Raymond Hosier, 13, was suspended for a week when he refused to take off the rosary beads or cover them with his shirt.

It is just the latest in a growing trend of zero tolerance toward rosary beads in public schools on the pretext they might be gang symbols.

A school’s concern about safety is admirable but when will it stop?

We are already telling kids in many schools they can’t wear certain reds or blues for fear they may invoke gang violence. Compromising clothing choice in the name of safety and peace in our schools is one thing. Now we are going as far as to ban rosary beads because some gang members wear them.

Where this will all end up if taken to its logical conclusion is our kids may ultimately end up going to school without wearing a stitch of clothing.

The problem here is two-fold. How can we as a society allow gangs to continually dictate community standards for want of a better term and how would a school treat a symbol of a non-Christian religion that may be adopted as a gang symbol?
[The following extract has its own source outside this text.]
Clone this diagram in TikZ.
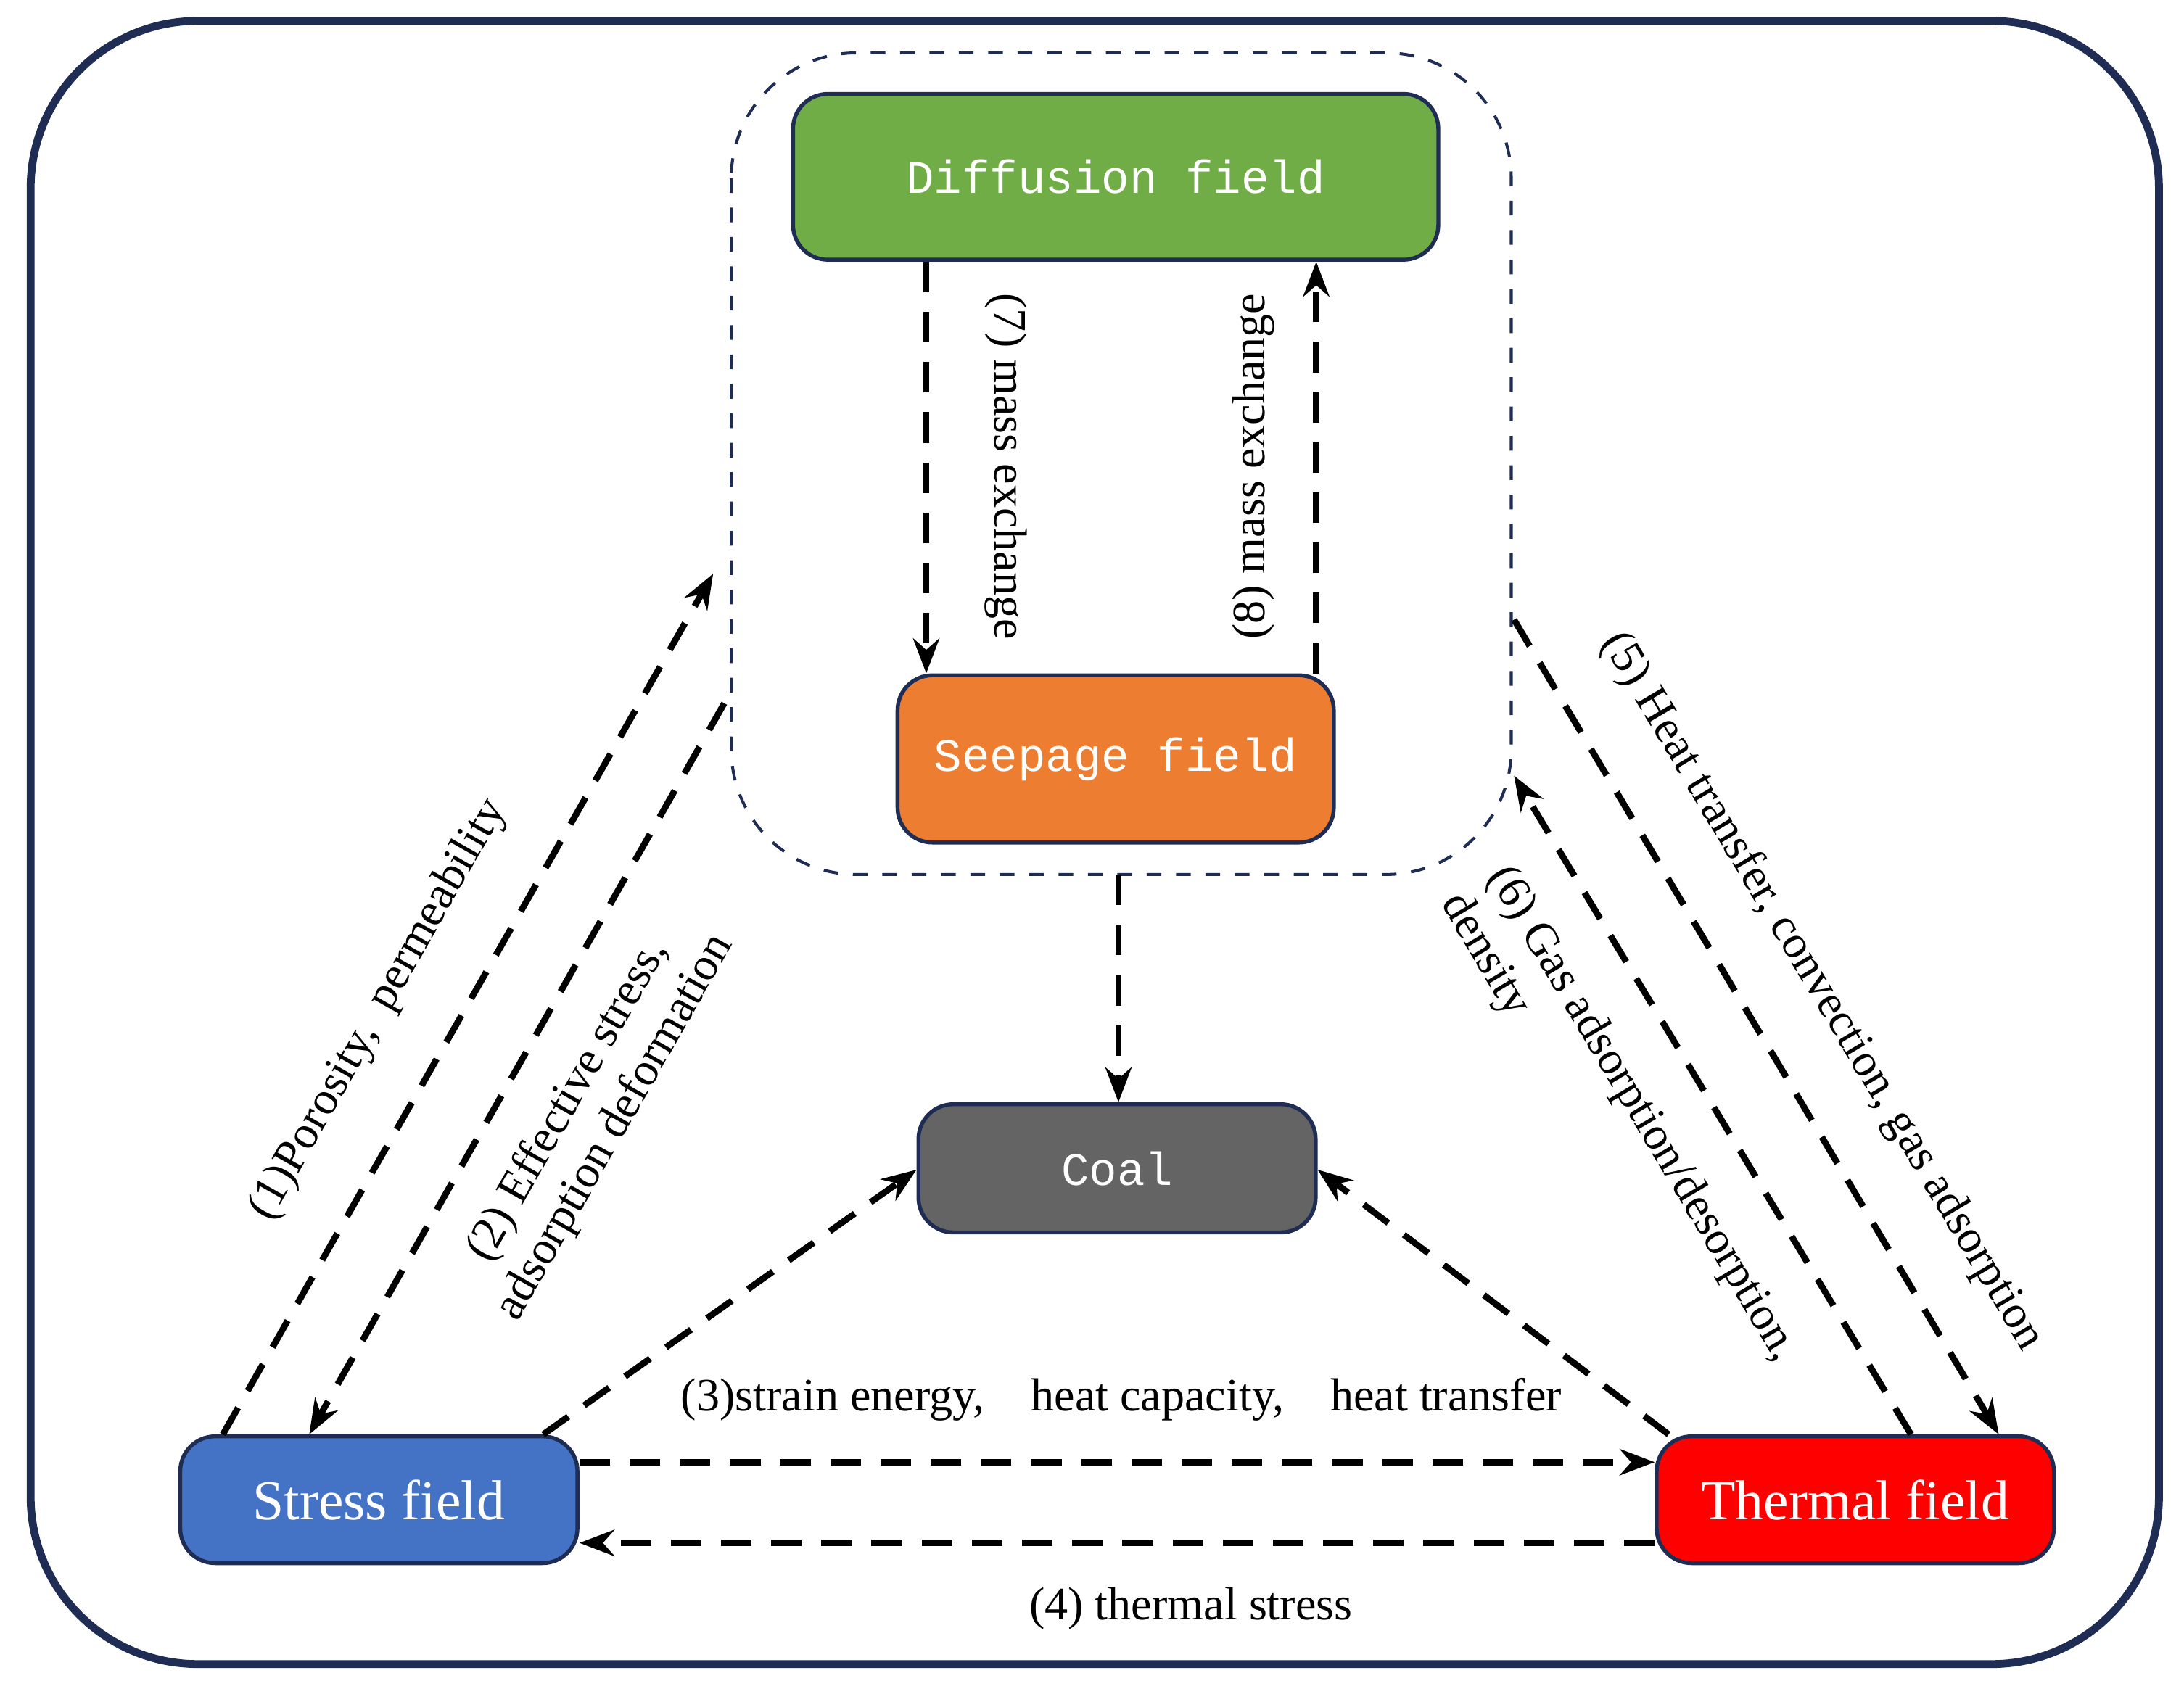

Muslims wear taqiyajh caps to emulate Mohammed. What if some gang started wearing such caps. Are they going to be banned as well when worn by legitimate Muslims in school?

And what if gangs start wearing crosses as a sign of membership?

We have - by default and not design - created two sets of rules for passive religious symbols in our public schools. One is for what is considered mainstream religion in this country – Christianity – and the other is for religions that happen to be in the minority in this nation and more specifically that of immigrants. In trying to be sensitive to the rights of one group we become insensitive to the rights of others.

It is much like the debate over a student wearing a shirt with an American flag design on Cinco de Mayo. Would it be equally offensive if a foreign flag shirt was worn by a student on Abraham Lincoln’s birthday?

The door should swing both ways but in most cases it doesn’t. Instead of treating rights as being equal for all citizens, we have elevated the rights of those not perceived as main stream.

To ban all things symbolic – religious and otherwise – on a wholesale basis in schools out of fear of offending someone is the equivalent of trying to make two wrongs a right.

Yes, the stark reality is that there are kids who get beaten up – and even killed – because they wear the wrong color of clothes even though they are not gang members. You can’t fault school administrators who are struggling to maintain a safe learning environment.

That said there has to be a better way to keep the peace than to continually chop away at everyone else’s reasonable rights when it comes to countering gang members.

In the case of the 13-year-old thrown out of school for wearing rosary beads, the American Center for Law and Justice is taking up his case. That is all fine and good but it still won’t address the more pressing issue regardless of how the courts rule. That issue, in a nutshell, is how do you balance reasonable freedom of expression with a need to keep the peace in school?

Perhaps we never will find that middle ground.

Not because we don’t want to , but we can’t afford to do so.

Making individual rights completely subservient to tyranny – in this case the fear and violence caused by gangs – is wrong.

Yet who doesn’t want our schools to be safe?